Чаще всего история философии была историей предрассудков, маскировавшихся под принципы, и поэтому она была всего лишь историей модных течений. Сегодня так же возможно быть интеллектуально скрупулезным платоником, как это было более двух тысяч лет назад; просто это популярно. В последнее столетие англо-американская философия в основном перенимала и уточняла методы «аналитического» рассуждения, часто руководствуясь предположением, что это – форма мышления, с большей легкостью очищаемая от неизученных унаследованных предпосылок, нежели «континентальная» традиция. Это – иллюзия. Аналитический метод зависит от ряда молчаливых предположений, которые в свою очередь не могут быть проверены путем анализа: таковы отношения между языком и реальностью или отношения между языком и мышлением, или отношения между мышлением и раскрытием самой реальности, или природа вероятности и возможности, или разного рода притязания, которые можно сертифицировать как «значимые», и т. д. В конце концов стиль философствования аналитической философии не является более чистым или более строгим, чем любой другой. Время от времени фактически она функционирует как отличный способ избежать разумного мышления вообще; и, безусловно, ни один философский метод не обладает свойством настолько скрывать свои самые произвольные метафизические догмы, самые вопиющие пороки и самые очевидные изъяны от самого себя, и ни один другой из методов с такой же вероятностью не допустит чрезмерного упрощения ради продвижения к ясности. Как всегда, правила определяют игру, а игра определяет правила. Более того, поскольку образованный класс, как правило, в любой данной фазе истории также наиболее глубоко постигает теории, то столь же вероятно (и намного вероятнее, чем в случае со среднестатистическим человеком), что наиболее интеллектуально гибкие профессиональные философы, как и их коллеги по естественным и гуманитарным наукам, готовы спокойно принимать господствующий консенсус некритически, даже с легковерностью, и соответствующим образом приспосабливать к нему свое мышление по всем вопросам. К счастью, философская подготовка часто помогает им в этом, наделяя их определенной степенью изобретательности, которая защищает от острых угрызений совести.

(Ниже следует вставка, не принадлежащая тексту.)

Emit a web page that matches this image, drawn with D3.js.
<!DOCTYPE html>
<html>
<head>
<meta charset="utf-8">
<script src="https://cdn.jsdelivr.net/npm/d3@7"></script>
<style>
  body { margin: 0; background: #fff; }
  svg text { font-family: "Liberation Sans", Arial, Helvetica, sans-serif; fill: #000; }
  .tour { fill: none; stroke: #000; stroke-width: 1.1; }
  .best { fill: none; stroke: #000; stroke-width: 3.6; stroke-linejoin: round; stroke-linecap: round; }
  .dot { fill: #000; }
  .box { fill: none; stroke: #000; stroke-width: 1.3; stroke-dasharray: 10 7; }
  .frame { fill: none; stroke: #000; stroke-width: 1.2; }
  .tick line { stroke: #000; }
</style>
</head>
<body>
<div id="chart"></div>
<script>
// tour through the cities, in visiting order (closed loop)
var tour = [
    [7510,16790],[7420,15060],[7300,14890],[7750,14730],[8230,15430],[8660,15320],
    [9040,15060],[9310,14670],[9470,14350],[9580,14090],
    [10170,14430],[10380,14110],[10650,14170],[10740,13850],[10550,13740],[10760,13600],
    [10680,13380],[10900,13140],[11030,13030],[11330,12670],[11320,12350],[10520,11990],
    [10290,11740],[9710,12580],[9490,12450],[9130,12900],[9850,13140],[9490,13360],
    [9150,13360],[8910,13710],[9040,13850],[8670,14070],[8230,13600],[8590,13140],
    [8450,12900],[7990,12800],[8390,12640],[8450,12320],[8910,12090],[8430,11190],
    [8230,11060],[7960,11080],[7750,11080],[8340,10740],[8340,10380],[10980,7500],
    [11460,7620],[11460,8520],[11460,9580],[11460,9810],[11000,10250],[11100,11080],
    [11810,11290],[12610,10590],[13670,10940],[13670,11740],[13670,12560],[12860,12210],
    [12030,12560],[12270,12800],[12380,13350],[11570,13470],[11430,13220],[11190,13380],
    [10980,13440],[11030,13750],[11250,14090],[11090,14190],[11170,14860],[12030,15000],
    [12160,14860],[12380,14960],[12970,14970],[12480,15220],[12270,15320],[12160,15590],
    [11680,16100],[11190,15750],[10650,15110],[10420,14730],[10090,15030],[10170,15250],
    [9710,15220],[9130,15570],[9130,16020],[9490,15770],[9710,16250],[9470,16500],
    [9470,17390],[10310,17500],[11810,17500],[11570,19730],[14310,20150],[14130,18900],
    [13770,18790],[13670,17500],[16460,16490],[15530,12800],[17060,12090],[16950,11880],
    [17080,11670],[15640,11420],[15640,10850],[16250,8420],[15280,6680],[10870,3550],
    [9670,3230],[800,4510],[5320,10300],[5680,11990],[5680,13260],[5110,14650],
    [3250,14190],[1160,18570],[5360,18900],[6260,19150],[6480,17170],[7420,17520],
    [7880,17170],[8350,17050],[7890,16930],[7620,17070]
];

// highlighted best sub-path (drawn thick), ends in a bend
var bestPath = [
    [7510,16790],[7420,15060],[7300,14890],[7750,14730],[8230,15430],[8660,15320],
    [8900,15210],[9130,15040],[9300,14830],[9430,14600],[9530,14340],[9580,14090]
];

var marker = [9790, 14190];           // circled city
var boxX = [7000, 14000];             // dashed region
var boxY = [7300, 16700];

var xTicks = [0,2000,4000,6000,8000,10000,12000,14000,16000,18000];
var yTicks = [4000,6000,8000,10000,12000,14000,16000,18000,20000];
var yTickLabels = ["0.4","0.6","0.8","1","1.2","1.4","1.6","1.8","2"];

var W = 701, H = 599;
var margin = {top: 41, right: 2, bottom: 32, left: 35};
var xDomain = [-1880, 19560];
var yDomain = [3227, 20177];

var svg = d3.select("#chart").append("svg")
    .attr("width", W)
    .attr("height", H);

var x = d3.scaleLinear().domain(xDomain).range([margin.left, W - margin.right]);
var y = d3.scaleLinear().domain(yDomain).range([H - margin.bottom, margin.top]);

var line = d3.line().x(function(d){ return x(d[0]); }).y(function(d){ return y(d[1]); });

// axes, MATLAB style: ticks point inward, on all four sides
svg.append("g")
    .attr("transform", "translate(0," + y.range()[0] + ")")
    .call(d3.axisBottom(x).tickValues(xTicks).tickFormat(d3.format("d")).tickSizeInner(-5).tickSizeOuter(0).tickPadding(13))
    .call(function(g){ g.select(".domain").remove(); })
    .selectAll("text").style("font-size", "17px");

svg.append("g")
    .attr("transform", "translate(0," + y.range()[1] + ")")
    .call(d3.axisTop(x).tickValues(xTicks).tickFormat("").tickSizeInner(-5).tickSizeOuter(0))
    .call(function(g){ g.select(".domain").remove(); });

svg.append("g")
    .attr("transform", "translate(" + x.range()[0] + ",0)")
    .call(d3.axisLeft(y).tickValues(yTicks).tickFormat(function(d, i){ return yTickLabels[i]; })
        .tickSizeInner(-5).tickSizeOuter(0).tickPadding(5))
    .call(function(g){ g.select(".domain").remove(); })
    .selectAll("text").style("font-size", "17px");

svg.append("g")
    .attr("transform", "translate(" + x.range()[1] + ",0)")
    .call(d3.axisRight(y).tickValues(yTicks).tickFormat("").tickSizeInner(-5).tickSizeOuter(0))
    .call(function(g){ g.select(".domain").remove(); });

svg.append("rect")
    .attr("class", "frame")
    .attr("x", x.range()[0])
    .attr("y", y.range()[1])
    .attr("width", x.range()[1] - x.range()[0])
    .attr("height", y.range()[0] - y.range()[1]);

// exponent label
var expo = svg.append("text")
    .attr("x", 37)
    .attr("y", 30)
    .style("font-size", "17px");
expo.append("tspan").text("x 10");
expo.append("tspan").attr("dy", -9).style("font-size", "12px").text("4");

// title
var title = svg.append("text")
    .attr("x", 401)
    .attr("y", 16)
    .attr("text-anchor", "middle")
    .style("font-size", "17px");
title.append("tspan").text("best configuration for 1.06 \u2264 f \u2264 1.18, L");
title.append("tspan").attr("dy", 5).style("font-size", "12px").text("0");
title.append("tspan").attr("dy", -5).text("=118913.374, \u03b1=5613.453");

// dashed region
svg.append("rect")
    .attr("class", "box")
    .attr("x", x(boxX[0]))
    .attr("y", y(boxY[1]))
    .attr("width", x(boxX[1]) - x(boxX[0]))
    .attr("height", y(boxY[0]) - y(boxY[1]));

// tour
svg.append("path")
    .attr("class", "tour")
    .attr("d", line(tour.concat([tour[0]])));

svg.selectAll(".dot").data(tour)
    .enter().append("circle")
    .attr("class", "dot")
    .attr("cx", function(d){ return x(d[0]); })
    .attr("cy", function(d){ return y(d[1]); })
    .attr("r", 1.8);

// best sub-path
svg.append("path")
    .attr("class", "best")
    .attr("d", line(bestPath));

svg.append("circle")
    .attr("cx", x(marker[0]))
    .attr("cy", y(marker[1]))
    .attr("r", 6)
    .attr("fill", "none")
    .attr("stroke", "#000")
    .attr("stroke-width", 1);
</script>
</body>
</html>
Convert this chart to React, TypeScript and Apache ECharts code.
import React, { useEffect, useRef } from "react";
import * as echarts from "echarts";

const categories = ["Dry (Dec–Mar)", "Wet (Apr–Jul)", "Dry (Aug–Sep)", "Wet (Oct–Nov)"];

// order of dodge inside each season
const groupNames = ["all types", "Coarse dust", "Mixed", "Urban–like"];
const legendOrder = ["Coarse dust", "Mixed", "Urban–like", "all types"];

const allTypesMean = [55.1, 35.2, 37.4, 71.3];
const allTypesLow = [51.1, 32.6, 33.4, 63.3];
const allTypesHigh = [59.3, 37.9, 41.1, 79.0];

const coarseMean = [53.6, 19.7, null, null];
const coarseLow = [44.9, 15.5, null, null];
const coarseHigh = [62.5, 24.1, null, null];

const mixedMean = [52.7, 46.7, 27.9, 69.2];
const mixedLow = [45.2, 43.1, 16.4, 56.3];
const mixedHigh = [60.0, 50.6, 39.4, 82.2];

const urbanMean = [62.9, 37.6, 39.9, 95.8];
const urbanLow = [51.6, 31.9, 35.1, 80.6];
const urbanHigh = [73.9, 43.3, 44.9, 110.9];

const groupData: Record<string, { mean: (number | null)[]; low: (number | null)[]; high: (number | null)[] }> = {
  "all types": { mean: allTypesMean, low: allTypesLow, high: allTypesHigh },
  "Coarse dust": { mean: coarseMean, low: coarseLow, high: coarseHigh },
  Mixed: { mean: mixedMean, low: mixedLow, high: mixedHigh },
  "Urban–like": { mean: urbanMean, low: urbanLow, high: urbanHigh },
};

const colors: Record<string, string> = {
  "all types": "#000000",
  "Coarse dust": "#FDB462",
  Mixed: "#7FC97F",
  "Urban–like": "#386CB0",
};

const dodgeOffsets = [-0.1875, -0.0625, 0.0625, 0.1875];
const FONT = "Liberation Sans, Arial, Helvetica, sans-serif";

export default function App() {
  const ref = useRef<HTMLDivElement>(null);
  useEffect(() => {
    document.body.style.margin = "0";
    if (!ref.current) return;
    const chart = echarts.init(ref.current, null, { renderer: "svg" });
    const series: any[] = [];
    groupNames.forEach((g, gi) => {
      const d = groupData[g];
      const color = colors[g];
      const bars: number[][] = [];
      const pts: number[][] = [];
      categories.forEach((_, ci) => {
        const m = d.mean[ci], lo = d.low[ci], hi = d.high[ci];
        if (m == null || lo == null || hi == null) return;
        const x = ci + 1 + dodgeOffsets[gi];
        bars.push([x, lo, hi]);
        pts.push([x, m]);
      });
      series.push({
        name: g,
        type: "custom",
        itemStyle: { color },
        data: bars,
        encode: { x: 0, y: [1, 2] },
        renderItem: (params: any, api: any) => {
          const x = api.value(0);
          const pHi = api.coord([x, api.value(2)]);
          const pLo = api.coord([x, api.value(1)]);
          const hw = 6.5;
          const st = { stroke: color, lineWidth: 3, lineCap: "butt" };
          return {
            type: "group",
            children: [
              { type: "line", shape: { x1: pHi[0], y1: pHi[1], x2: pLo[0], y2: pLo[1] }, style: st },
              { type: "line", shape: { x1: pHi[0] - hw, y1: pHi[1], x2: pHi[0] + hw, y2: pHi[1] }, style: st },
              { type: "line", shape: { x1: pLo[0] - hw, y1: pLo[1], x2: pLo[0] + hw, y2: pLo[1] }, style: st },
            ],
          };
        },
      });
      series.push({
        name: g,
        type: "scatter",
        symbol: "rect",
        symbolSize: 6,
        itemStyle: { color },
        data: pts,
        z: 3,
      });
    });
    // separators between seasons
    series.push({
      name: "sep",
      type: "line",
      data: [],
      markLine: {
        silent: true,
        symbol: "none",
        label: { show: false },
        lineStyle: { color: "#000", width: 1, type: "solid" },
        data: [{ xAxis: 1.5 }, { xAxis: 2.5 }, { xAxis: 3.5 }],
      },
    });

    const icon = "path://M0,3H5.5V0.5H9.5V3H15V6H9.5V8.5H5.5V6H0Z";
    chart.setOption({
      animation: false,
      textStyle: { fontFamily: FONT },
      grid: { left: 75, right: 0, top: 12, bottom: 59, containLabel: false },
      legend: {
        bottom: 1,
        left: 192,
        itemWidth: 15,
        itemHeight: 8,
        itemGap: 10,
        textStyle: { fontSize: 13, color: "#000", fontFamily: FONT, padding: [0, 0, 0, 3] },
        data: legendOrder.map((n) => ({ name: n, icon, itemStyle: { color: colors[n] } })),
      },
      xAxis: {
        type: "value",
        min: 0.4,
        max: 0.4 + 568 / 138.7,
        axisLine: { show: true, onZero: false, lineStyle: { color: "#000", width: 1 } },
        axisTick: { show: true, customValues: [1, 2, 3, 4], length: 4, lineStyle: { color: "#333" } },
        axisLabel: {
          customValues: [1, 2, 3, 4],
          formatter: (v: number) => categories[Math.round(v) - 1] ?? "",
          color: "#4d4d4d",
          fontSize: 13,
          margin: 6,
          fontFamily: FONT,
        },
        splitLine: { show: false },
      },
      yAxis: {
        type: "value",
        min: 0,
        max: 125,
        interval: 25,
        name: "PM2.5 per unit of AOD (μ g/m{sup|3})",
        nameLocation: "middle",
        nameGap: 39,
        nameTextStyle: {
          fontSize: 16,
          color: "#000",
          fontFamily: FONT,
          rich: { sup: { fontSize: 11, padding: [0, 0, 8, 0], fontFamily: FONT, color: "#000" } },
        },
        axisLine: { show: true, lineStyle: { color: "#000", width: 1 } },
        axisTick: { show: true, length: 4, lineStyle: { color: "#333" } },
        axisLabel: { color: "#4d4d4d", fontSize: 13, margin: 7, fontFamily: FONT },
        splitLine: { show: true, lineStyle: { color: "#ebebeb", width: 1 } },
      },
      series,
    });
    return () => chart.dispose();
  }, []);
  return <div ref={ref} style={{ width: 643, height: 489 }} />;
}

Если все это кажется намерением отчаяться в способности разума освещать реальность, то это не так. «Философия» и «разум» – не синонимы. Если существует вообще рациональное мышление как возможность – то есть если существует какое-то реальное соответствие между сознанием и миром, а не просто случайная и функциональная связь, созданная эволюцией, – то существует много философских проблем, которые рассуждающий ум может решать плодотворно, и философ, который внимателен к этим вопросам и обсуждает их, не прибегая инстинктивно к какому-либо канону философской догмы, занят поистине достойным исследованием. Все, что я хочу сказать, – никогда не следует быть чересчур наивным относительно уровня нынешней философской культуры или воображать, будто новейшие типы мышления в каком-либо значимом смысле более продвинуты или более авторитетны, чем те, которые существовали столетие, тысячелетие или два тысячелетия назад.

Есть некоторые вечные вопросы, к которым всякая примечательная философия возвращается снова и снова; но нет таких логических открытий, которые делали бы все прежние ответы устаревшими. Некоторые классические ответы на эти вопросы продолжают жить и возвращаются, иной раз потому, что они остаются намного более значимыми, чем ответы (или отговорки), сформулированные более поздними школами мысли. И наоборот – менее значимые ответы часто пользуются большим преимуществом, чем их соперники просто потому, что они соответствуют предрассудкам эпохи. Я думаю, было бы справедливо сказать, что большинство академических философов в наши дни склонны к строгому и компетентному материалистическому или физикалистскому взгляду на реальность (хотя многие из них могут и не использовать эти термины), и часто может складываться – по-своему популярное – впечатление, будто подобная позиция имеет исключительно здравое и рациональное основание. Но в действительности материализм – это одна из наиболее проблематичных философских позиций, с наиболее обедневшим пояснительным диапазоном, и одна из самых упрямых и (за отсутствием лучшего слова) магических в своей логике, даже если она была в моде пару с лишним столетий. А мода ведь меняется.